Resta il fatto - sottolineano gli esperti - che nella maggior parte dei casi risalire agli autori dei contenuti e a coloro che li hanno caricati sulla piattaforma di Youtube è un'impresa ardua se non impossibile. D'altronde - affermano altri - pensare che i manager di un provider debbano controllare tutti i materiali messi in linea è una proposta altrettanto folle, contando che il popolo della rete si aggira sui due-tre miliardi di utenti al giorno. Google da solo conta una media  di  155  milioni  di  visitatori  al mese.

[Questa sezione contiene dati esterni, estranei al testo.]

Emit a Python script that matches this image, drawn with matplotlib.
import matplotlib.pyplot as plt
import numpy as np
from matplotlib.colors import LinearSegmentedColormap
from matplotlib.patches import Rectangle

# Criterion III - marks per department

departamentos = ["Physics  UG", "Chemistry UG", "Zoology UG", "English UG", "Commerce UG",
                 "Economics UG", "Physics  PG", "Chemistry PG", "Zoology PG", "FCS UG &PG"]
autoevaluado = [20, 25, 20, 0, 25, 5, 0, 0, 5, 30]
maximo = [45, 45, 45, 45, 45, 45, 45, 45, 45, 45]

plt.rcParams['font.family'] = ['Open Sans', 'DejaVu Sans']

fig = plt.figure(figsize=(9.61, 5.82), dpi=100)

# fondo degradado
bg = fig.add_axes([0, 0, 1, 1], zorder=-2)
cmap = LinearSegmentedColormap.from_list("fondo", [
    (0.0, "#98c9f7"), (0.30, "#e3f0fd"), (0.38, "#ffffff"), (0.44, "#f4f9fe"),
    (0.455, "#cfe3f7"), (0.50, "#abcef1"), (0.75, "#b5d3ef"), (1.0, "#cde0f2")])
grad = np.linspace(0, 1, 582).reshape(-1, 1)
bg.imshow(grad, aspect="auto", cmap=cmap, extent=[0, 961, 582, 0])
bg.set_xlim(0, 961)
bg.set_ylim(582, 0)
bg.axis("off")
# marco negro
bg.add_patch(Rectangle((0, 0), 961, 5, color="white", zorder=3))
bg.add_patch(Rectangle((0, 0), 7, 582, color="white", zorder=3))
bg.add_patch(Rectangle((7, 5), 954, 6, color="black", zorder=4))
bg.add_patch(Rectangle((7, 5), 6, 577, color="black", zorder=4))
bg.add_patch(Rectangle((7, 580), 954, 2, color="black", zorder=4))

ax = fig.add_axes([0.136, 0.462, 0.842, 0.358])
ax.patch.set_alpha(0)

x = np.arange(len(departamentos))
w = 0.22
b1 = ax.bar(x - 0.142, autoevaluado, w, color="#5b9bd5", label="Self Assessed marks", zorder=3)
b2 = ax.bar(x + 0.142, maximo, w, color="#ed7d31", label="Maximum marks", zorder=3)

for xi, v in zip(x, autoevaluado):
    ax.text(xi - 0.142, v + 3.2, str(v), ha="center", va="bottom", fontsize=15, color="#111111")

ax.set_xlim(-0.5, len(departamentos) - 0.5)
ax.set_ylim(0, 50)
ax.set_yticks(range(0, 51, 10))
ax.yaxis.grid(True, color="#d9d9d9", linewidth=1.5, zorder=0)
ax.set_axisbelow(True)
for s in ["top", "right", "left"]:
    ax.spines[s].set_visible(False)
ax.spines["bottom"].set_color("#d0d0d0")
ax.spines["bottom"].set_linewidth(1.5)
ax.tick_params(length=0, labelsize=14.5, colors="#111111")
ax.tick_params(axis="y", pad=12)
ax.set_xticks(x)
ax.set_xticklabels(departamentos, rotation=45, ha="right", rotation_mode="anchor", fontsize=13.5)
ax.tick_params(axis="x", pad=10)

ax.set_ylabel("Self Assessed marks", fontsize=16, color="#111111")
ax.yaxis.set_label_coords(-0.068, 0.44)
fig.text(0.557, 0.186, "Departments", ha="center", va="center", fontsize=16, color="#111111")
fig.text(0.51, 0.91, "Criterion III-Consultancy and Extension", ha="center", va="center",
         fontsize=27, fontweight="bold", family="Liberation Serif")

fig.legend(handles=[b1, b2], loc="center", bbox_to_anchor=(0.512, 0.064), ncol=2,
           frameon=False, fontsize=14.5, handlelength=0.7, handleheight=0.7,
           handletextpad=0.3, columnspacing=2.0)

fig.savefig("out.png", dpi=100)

Il problema alla radice è che la rete è un affare per molti. Youtube dà a tutti la possibilità di guadagnare grazie alla pubblicità:  i video più visti - come quello della sentenza di Milano, come altri, magari pornografici, razzisti o violenti - offrono grandi opportunità di introiti da dividere tra gli autori e il provider. È un algoritmo a decidere i filmati che possono essere monetizzati. Tuttavia, il sospetto è lecito, con ogni probabilità sarà ancora una volta il colosso californiano a guadagnare di più da questa operazione, a sfruttare il richiamo alla libertà di espressione per far lievitare gli introiti. Costruire un sistema di controllo è costoso:  pagando gli addetti alle revisioni anche solo cinque dollari l'ora, il costo annuo del controllo preventivo dei filmati supererebbe gli ottanta milioni di dollari. Troppo, per i vertici di Mountain View. Troppo, anche se Google guadagna dai dieci ai venti miliardi di dollari l'anno e Youtube vende pubblicità a 178.000 dollari al giorno, quasi cinque milioni e mezzo di dollari al mese. MySpace - dicono le stesse fonti - guadagnerà fino a 900 milioni di dollari l'anno dopo aver firmato un accordo con Google. Cifre da capogiro. È il business della libertà. Che tuttavia non può essere senza freni.